The last few, turbulent decades are not short of examples, either. The 5G mast going up on your street and ruining your view; the fact the ethnic makeup of your country is changing; even the way your kids have radically different ideas and values to your own – all these things result from invisible, incomprehensible and faceless forces. Much easier to blame a sinister tech industry, or politicians who hate Britishness, or a shapeless but terrifying new ideology called “woke”.

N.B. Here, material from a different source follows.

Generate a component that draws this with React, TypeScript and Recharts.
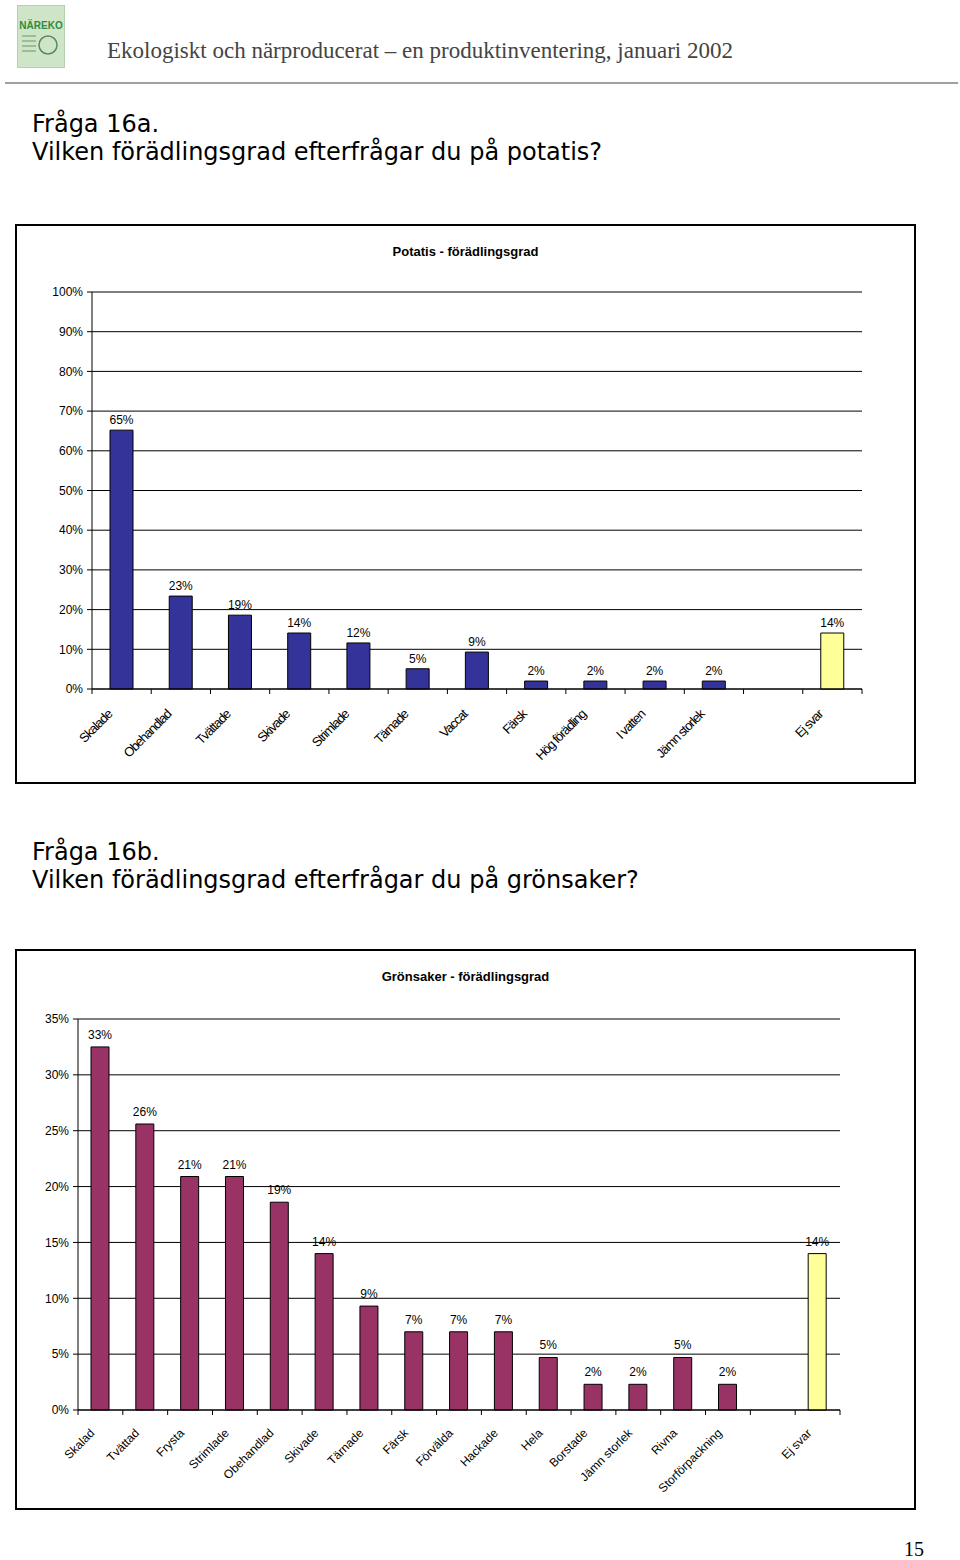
import React from 'react'
import {
  BarChart,
  Bar,
  XAxis,
  YAxis,
  CartesianGrid,
  Cell,
  LabelList,
  ReferenceLine,
} from 'recharts'

const potatisCategories = [
  'Skalade', 'Obehandlad', 'Tvättade', 'Skivade', 'Strimlade', 'Tärnade', 'Vaccat',
  'Färsk', 'Hög förädling', 'I vatten', 'Jämn storlek', '', 'Ej svar',
]
const potatisValues = [65.2, 23.4, 18.6, 14.1, 11.6, 5.1, 9.3, 2.0, 2.0, 2.0, 2.0, null, 14.1]
const potatisTicks = [0, 10, 20, 30, 40, 50, 60, 70, 80, 90, 100]

const gronsakerCategories = [
  'Skalad', 'Tvättad', 'Frysta', 'Strimlade', 'Obehandlad', 'Skivade', 'Tärnade', 'Färsk',
  'Förvälda', 'Hackade', 'Hela', 'Borstade', 'Jämn storlek', 'Rivna', 'Storförpackning', '', 'Ej svar',
]
const gronsakerValues = [32.5, 25.6, 20.9, 20.9, 18.6, 14.0, 9.3, 7.0, 7.0, 7.0, 4.7, 2.3, 2.3, 4.7, 2.3, null, 14.0]
const gronsakerTicks = [0, 5, 10, 15, 20, 25, 30, 35]

const NAVY = '#333399'
const PLUM = '#993366'
const PALE = '#FFFF99'
const FONT = '"Liberation Sans", Arial, sans-serif'
const HEAD_FONT = '"DejaVu Sans", Verdana, sans-serif'
const SERIF = '"Liberation Serif", "Times New Roman", serif'

const pct = (v: any) => (v == null ? '' : `${Math.round(Number(v))}%`)

function makeTick(step: number, count: number, opts: { dx: number; dy: number; size: number; spacing: number }) {
  return (props: any) => {
    const { x, y, payload, index } = props
    const left = x - step / 2
    return (
      <g>
        <line x1={left} y1={y} x2={left} y2={y + 5} stroke="#000" />
        {index === count - 1 && <line x1={x + step / 2} y1={y} x2={x + step / 2} y2={y + 5} stroke="#000" />}
        <text
          x={x + opts.dx}
          y={y + opts.dy}
          textAnchor="end"
          dominantBaseline="central"
          transform={`rotate(-45 ${x + opts.dx} ${y + opts.dy})`}
          fontSize={opts.size}
          fontFamily={FONT}
          letterSpacing={opts.spacing}
          fill="#000"
        >
          {payload.value}
        </text>
      </g>
    )
  }
}

type ChartProps = {
  categories: string[]
  values: (number | null)[]
  ticks: number[]
  color: string
  title: string
  top: number
  boxHeight: number
  margin: { top: number; right: number }
  yWidth: number
  xHeight: number
  barSize: number
  labelOffset: number
  tickOpts: { dx: number; dy: number; size: number; spacing: number }
}

function FrameChart(p: ChartProps) {
  const data = p.categories.map((name, i) => ({ name, value: p.values[i] }))
  const w = 897
  const h = p.boxHeight - 4
  const plotW = w - p.yWidth - p.margin.right
  const step = plotW / p.categories.length
  const maxY = p.ticks[p.ticks.length - 1]
  return (
    <div
      style={{
        position: 'absolute',
        left: 15,
        top: p.top,
        width: 901,
        height: p.boxHeight,
        border: '2px solid #000',
        boxSizing: 'border-box',
        background: '#fff',
      }}
    >
      <div
        style={{
          position: 'absolute',
          left: 0,
          width: 897,
          top: 18,
          textAlign: 'center',
          fontFamily: FONT,
          fontWeight: 'bold',
          fontSize: 13,
        }}
      >
        {p.title}
      </div>
      <BarChart width={w} height={h} data={data} margin={{ top: p.margin.top, right: p.margin.right, left: 0, bottom: 0 }}>
        <CartesianGrid vertical={false} stroke="#000" />
        <XAxis
          dataKey="name"
          interval={0}
          height={p.xHeight}
          tickSize={0}
          tickMargin={0}
          axisLine={{ stroke: '#000' }}
          tickLine={false}
          tick={makeTick(step, p.categories.length, p.tickOpts)}
        />
        <YAxis
          width={p.yWidth}
          domain={[0, maxY]}
          ticks={p.ticks}
          tickFormatter={(v: number) => `${v}%`}
          axisLine={{ stroke: '#000' }}
          tickLine={{ stroke: '#000' }}
          tickSize={5}
          tickMargin={4}
          tick={{ fontSize: 12, fontFamily: FONT, fill: '#000' }}
          interval={0}
        />
        <YAxis
          yAxisId="frame"
          orientation="right"
          width={0}
          domain={[0, maxY]}
          tick={false}
          tickLine={false}
          axisLine={{ stroke: '#808080' }}
        />
        <ReferenceLine y={maxY} stroke="#808080" />
        <Bar dataKey="value" barSize={p.barSize} stroke="#000" strokeWidth={1} isAnimationActive={false}>
          {data.map((d, i) => (
            <Cell key={`c-${i}`} fill={d.name === 'Ej svar' ? PALE : p.color} />
          ))}
          <LabelList
            dataKey="value"
            position="top"
            offset={p.labelOffset}
            formatter={pct}
            fill="#000"
            fontSize={12}
            fontFamily={FONT}
          />
        </Bar>
      </BarChart>
    </div>
  )
}

export default function App() {
  return (
    <div style={{ position: 'absolute', left: 0, top: 0, width: 960, height: 1560, background: '#fff' }}>
      <div
        style={{
          position: 'absolute',
          left: 17,
          top: 5,
          width: 48,
          height: 63,
          background: '#cfe5c8',
          border: '1px solid #b6d0ae',
          boxSizing: 'border-box',
        }}
      >
        <div style={{ fontFamily: FONT, fontWeight: 'bold', fontSize: 10, color: '#2e8b3c', textAlign: 'center', marginTop: 14 }}>
          NÄREKO
        </div>
        <svg width={46} height={30} style={{ display: 'block' }}>
          <circle cx={30} cy={14} r={9} fill="none" stroke="#5a8a5a" strokeWidth={1.5} />
          <rect x={4} y={4} width={14} height={2} fill="#9bbf95" />
          <rect x={4} y={9} width={14} height={2} fill="#9bbf95" />
          <rect x={4} y={14} width={14} height={2} fill="#9bbf95" />
          <rect x={4} y={19} width={14} height={2} fill="#9bbf95" />
        </svg>
      </div>
      <div
        style={{
          position: 'absolute',
          left: 107,
          top: 38,
          fontFamily: SERIF,
          fontSize: 23,
          color: '#444',
          whiteSpace: 'nowrap',
        }}
      >
        Ekologiskt och närproducerat – en produktinventering, januari 2002
      </div>
      <div style={{ position: 'absolute', left: 5, top: 82, width: 953, height: 2, background: '#a0a0a0' }} />

      <div style={{ position: 'absolute', left: 32, top: 110, fontFamily: HEAD_FONT, fontSize: 24, lineHeight: '28px', whiteSpace: 'nowrap' }}>
        Fråga 16a.
        <br />
        Vilken förädlingsgrad efterfrågar du på potatis?
      </div>

      <FrameChart
        categories={potatisCategories}
        values={potatisValues}
        ticks={potatisTicks}
        color={NAVY}
        title="Potatis - förädlingsgrad"
        top={224}
        boxHeight={560}
        margin={{ top: 66, right: 52 }}
        yWidth={75}
        xHeight={93}
        barSize={23}
        labelOffset={6}
        tickOpts={{ dx: -12, dy: 23, size: 13, spacing: -1 }}
      />

      <div style={{ position: 'absolute', left: 32, top: 838, fontFamily: HEAD_FONT, fontSize: 24, lineHeight: '28px', whiteSpace: 'nowrap' }}>
        Fråga 16b.
        <br />
        Vilken förädlingsgrad efterfrågar du på grönsaker?
      </div>

      <FrameChart
        categories={gronsakerCategories}
        values={gronsakerValues}
        ticks={gronsakerTicks}
        color={PLUM}
        title="Grönsaker - förädlingsgrad"
        top={949}
        boxHeight={561}
        margin={{ top: 68, right: 74 }}
        yWidth={61}
        xHeight={98}
        barSize={18}
        labelOffset={8}
        tickOpts={{ dx: -8, dy: 21, size: 12, spacing: 0 }}
      />

      <div style={{ position: 'absolute', left: 904, top: 1538, fontFamily: SERIF, fontSize: 20 }}>
        15
      </div>
    </div>
  )
}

The biggest events often attract the biggest conspiracy theories, as if we are trying to balance the scales between the apparently tiny cause and world-shakingly huge effect. The notion that the almighty US government was not powerful or competent enough to prevent a few dozen really committed fundamentalists from killing thousands in New York is terrifying. Much easier to believe that the government knew about 9/11 before it happened – and thus that there must have been some reason it chose not to act. In the same way, it’s difficult to grasp, and terrifying to think, that a life-ruining event could be the result of random mutations on a virus on a bat. Easier, from some perspectives, to get your head round the idea it was the work of the Chinese authorities. Or Amazon. Or Bill Gates.

None of this is to say that there are never bad people, doing bad things. There are. But often they’re no more in control than the rest of us. We are all sometimes at the mercy of broad social, economic or biological trends, which we can’t even understand, let alone control. It is, perversely, a comfort to imagine a cackling supervillain presiding over the mess of our lives. If bad people ruined you, after all, then good people could help.

Which brings us to the new conspiracy theory that’s emerged in some quarters these last few weeks. As was discussed on a recent New Statesman podcast, there are some who believe, and many more who wonder, if the chaos now engulfing the NHS might result from a long-term Tory plot to destroy an institution they’ve always hated. But while there are a few market fundamentalists who truly hate the NHS, and would love nothing more than to tear it down, they’ve always been outnumbered by the pragmatists, even on the right.

The truth about the crisis in the NHS is far more prosaic, and far more frightening. The NHS is popular; the Tories’ overriding ideology is the desire to win elections. The crisis may result from underfunding and negligence, but even this government didn’t want this to happen. The really scary thing is that sometimes things can go ruinously wrong, without anyone intending it at all.